Le jour de la légalisation du bitcoin au Salvador, la forte chute de sa valeur ne prêtait pas, il est vrai, à la confiance : le bitcoin subissait mardi ses plus fortes pertes depuis son plongeon de mai, effaçant 5000 dollars américains en quelques minutes. Vers la fin de la séance, la cryptomonnaie a reculé de 9 % à 47 225 dollars américains, sabrant une bonne partie de ses gains des dernières semaines.

« Frais très bas »

À El Zonte, où la cryptomonnaie est utilisée dans la vie courante depuis 2019, Mike Peterson, surfeur californien de 47 ans installé sur ces plages de la côte pacifique salvadorienne, défend le bitcoin. « Beaucoup de gens n’ont pas accès à des comptes bancaires […] Maintenant ils peuvent faire des paiements en ligne, échanger de l’argent avec des membres de leur famille et faire tout cela avec des frais très bas ou presque inexistants », dit-il à l’Agence France-Presse.

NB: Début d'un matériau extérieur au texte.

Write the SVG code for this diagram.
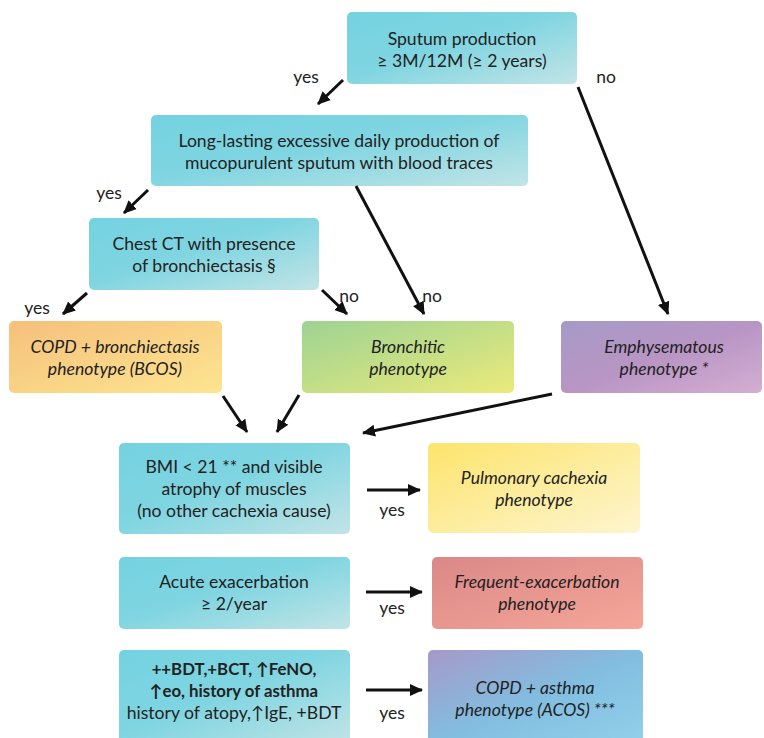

Des économistes, mais également la Banque mondiale, le Fonds monétaire international (FMI) et la Banque interaméricaine de développement (BID), ont eux aussi exprimé leur scepticisme. Cette mesure aura « un effet négatif » sur les conditions de vie des Salvadoriens en raison de « la forte volatilité du taux de change » du bitcoin, et aura des répercussions « sur les prix des biens et services », selon son confrère de l’Université du Salvador Oscar Cabrera.

Le Parlement salvadorien a voté en juin la loi stipulant que la valeur du bitcoin « sera établie librement par le marché » et obligeant tout commerce à « accepter le bitcoin comme moyen de paiement ». Le gouvernement laisse cependant la possibilité lors d’une transaction avec le portefeuille électronique Chivo de convertir immédiatement le montant en son équivalent en dollars.

« Personne n’est obligé d’utiliser » le bitcoin, « le dollar est la monnaie de référence pour les prix, les salaires et les enregistrements comptables dans le pays », souligne le gouvernement, qui a affecté 203 millions de dollars à un fonds destiné à garantir la convertibilité automatique du bitcoin en dollars américains.

Avant l’apparition d’une nouvelle monnaie dans leur portefeuille, les Salvadoriens se montraient réservés, « ne voyant pas en quoi elle aura un effet positif et changera de manière considérable leurs conditions de vie », a estimé la directrice des sondages de l’Université centraméricaine, Laura Andrade.

Ils plébiscitent néanmoins à plus de 80 % leur président de 40 ans, qui interagit énormément sur les réseaux sociaux et qui apparaît en toutes circonstances avec une casquette vissée à l’envers sur la tête.